### SUPPLIED MATERIAL
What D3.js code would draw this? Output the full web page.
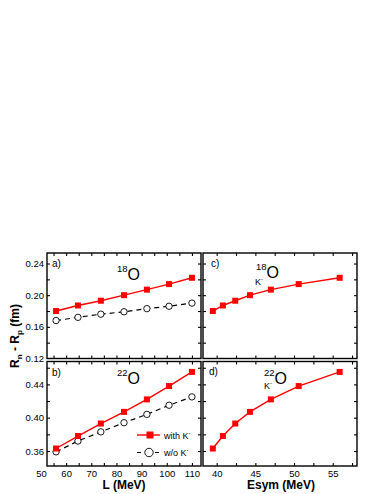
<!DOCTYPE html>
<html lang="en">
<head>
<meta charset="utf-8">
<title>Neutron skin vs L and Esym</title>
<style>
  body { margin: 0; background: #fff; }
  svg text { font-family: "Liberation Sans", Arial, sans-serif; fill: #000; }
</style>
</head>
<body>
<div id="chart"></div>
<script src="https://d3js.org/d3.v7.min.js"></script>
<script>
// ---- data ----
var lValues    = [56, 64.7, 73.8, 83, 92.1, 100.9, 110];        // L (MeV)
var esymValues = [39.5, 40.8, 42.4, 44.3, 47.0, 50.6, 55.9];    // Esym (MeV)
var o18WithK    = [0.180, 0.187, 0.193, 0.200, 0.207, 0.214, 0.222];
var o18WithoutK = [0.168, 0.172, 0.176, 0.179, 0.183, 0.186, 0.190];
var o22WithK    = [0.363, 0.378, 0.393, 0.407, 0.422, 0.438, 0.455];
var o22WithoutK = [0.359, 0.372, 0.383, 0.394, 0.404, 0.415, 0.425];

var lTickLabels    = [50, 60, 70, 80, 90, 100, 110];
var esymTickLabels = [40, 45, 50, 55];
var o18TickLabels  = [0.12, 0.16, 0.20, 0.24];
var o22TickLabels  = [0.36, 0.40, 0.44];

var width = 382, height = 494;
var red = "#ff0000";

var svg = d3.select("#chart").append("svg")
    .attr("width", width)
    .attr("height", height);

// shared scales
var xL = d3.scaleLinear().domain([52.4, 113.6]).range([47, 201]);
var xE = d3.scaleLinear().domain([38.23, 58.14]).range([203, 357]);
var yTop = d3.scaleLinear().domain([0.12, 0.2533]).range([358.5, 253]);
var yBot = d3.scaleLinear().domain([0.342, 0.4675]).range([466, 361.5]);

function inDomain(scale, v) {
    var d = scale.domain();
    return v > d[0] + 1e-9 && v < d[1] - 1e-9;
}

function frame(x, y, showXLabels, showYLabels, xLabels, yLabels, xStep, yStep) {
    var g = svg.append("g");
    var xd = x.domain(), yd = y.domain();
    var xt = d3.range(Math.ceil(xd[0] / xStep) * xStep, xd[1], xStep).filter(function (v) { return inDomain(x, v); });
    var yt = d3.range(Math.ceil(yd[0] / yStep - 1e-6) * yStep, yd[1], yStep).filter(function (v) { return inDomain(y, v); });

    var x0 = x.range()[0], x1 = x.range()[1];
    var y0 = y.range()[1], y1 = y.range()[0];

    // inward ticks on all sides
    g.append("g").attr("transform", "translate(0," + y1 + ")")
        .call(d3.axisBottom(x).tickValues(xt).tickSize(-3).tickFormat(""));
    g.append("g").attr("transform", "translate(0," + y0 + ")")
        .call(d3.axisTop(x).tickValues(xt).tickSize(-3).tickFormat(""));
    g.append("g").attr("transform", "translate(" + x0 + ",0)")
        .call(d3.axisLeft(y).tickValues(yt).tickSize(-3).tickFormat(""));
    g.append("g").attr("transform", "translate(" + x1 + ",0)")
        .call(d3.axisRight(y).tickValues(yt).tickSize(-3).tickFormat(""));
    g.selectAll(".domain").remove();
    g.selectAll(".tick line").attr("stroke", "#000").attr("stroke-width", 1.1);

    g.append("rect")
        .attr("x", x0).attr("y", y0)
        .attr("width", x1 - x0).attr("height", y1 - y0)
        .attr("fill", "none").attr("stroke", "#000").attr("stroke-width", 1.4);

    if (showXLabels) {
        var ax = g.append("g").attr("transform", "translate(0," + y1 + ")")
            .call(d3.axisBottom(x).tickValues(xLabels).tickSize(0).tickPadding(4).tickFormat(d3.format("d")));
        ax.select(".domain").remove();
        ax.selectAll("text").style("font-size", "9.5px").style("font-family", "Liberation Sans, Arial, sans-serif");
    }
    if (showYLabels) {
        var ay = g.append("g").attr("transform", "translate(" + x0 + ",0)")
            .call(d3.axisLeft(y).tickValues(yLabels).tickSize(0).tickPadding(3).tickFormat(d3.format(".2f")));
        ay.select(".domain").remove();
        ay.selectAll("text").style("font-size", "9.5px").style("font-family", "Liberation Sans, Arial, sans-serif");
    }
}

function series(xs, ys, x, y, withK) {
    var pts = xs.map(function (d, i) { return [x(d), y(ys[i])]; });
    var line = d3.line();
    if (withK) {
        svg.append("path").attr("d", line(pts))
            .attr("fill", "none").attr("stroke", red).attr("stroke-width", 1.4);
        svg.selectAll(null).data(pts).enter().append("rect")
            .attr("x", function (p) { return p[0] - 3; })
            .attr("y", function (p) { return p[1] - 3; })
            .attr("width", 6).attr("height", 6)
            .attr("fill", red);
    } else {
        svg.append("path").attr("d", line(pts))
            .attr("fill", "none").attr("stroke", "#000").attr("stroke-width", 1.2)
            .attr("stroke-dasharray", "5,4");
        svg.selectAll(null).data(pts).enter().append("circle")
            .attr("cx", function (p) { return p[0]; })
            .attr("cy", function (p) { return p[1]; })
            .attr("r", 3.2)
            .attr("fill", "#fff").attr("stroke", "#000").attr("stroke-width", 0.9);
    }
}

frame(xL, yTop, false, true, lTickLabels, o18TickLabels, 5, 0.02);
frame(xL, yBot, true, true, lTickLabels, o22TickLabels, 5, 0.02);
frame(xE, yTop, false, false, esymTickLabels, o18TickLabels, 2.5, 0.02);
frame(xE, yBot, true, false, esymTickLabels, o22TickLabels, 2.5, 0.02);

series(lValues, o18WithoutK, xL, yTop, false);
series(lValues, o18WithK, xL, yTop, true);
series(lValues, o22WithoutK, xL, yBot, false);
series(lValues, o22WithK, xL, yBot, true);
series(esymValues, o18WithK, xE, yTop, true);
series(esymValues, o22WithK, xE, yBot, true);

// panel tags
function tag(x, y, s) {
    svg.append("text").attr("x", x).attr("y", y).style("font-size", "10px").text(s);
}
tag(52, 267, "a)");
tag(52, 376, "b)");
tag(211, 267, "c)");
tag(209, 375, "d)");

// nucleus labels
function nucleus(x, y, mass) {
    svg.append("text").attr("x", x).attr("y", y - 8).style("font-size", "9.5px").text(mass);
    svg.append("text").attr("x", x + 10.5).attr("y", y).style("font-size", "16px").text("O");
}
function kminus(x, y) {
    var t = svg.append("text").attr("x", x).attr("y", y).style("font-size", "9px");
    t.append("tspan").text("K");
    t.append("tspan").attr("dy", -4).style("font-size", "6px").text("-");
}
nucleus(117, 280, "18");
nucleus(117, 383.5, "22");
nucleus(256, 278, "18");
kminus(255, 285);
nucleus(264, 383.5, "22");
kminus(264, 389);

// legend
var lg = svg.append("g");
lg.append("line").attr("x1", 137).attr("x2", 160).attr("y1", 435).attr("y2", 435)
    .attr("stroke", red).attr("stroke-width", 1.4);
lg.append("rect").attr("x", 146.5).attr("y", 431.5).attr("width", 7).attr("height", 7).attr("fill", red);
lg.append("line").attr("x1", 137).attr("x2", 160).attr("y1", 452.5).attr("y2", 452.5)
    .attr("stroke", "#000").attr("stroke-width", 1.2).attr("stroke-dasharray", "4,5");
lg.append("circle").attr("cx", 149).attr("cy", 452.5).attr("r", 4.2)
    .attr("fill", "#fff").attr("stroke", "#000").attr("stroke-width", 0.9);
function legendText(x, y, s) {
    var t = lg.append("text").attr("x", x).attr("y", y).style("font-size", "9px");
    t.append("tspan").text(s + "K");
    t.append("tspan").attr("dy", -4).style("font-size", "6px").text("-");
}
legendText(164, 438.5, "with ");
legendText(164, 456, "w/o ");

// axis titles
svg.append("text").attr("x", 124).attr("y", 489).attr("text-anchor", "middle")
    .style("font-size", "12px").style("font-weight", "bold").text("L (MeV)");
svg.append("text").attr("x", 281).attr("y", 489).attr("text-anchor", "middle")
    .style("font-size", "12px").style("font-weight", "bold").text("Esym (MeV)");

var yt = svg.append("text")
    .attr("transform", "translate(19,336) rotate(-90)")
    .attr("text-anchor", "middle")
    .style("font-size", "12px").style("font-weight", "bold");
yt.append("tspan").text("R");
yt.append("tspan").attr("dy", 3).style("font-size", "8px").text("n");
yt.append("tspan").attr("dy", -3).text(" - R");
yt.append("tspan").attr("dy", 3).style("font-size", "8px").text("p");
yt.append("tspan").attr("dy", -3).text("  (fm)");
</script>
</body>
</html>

### EXERCISE INSTRUCTIONS
Repeat only the lines between the start of the data and the line with "var yt = d3.range(Math.ceil(yd[0]", including those two lines, and skip the pictures.

### THE REPLY
What D3.js code would draw this? Output the full web page.
<!DOCTYPE html>
<html lang="en">
<head>
<meta charset="utf-8">
<title>Neutron skin vs L and Esym</title>
<style>
  body { margin: 0; background: #fff; }
  svg text { font-family: "Liberation Sans", Arial, sans-serif; fill: #000; }
</style>
</head>
<body>
<div id="chart"></div>
<script src="https://d3js.org/d3.v7.min.js"></script>
<script>
// ---- data ----
var lValues    = [56, 64.7, 73.8, 83, 92.1, 100.9, 110];        // L (MeV)
var esymValues = [39.5, 40.8, 42.4, 44.3, 47.0, 50.6, 55.9];    // Esym (MeV)
var o18WithK    = [0.180, 0.187, 0.193, 0.200, 0.207, 0.214, 0.222];
var o18WithoutK = [0.168, 0.172, 0.176, 0.179, 0.183, 0.186, 0.190];
var o22WithK    = [0.363, 0.378, 0.393, 0.407, 0.422, 0.438, 0.455];
var o22WithoutK = [0.359, 0.372, 0.383, 0.394, 0.404, 0.415, 0.425];

var lTickLabels    = [50, 60, 70, 80, 90, 100, 110];
var esymTickLabels = [40, 45, 50, 55];
var o18TickLabels  = [0.12, 0.16, 0.20, 0.24];
var o22TickLabels  = [0.36, 0.40, 0.44];

var width = 382, height = 494;
var red = "#ff0000";

var svg = d3.select("#chart").append("svg")
    .attr("width", width)
    .attr("height", height);

// shared scales
var xL = d3.scaleLinear().domain([52.4, 113.6]).range([47, 201]);
var xE = d3.scaleLinear().domain([38.23, 58.14]).range([203, 357]);
var yTop = d3.scaleLinear().domain([0.12, 0.2533]).range([358.5, 253]);
var yBot = d3.scaleLinear().domain([0.342, 0.4675]).range([466, 361.5]);

function inDomain(scale, v) {
    var d = scale.domain();
    return v > d[0] + 1e-9 && v < d[1] - 1e-9;
}

function frame(x, y, showXLabels, showYLabels, xLabels, yLabels, xStep, yStep) {
    var g = svg.append("g");
    var xd = x.domain(), yd = y.domain();
    var xt = d3.range(Math.ceil(xd[0] / xStep) * xStep, xd[1], xStep).filter(function (v) { return inDomain(x, v); });
    var yt = d3.range(Math.ceil(yd[0] / yStep - 1e-6) * yStep, yd[1], yStep).filter(function (v) { return inDomain(y, v); });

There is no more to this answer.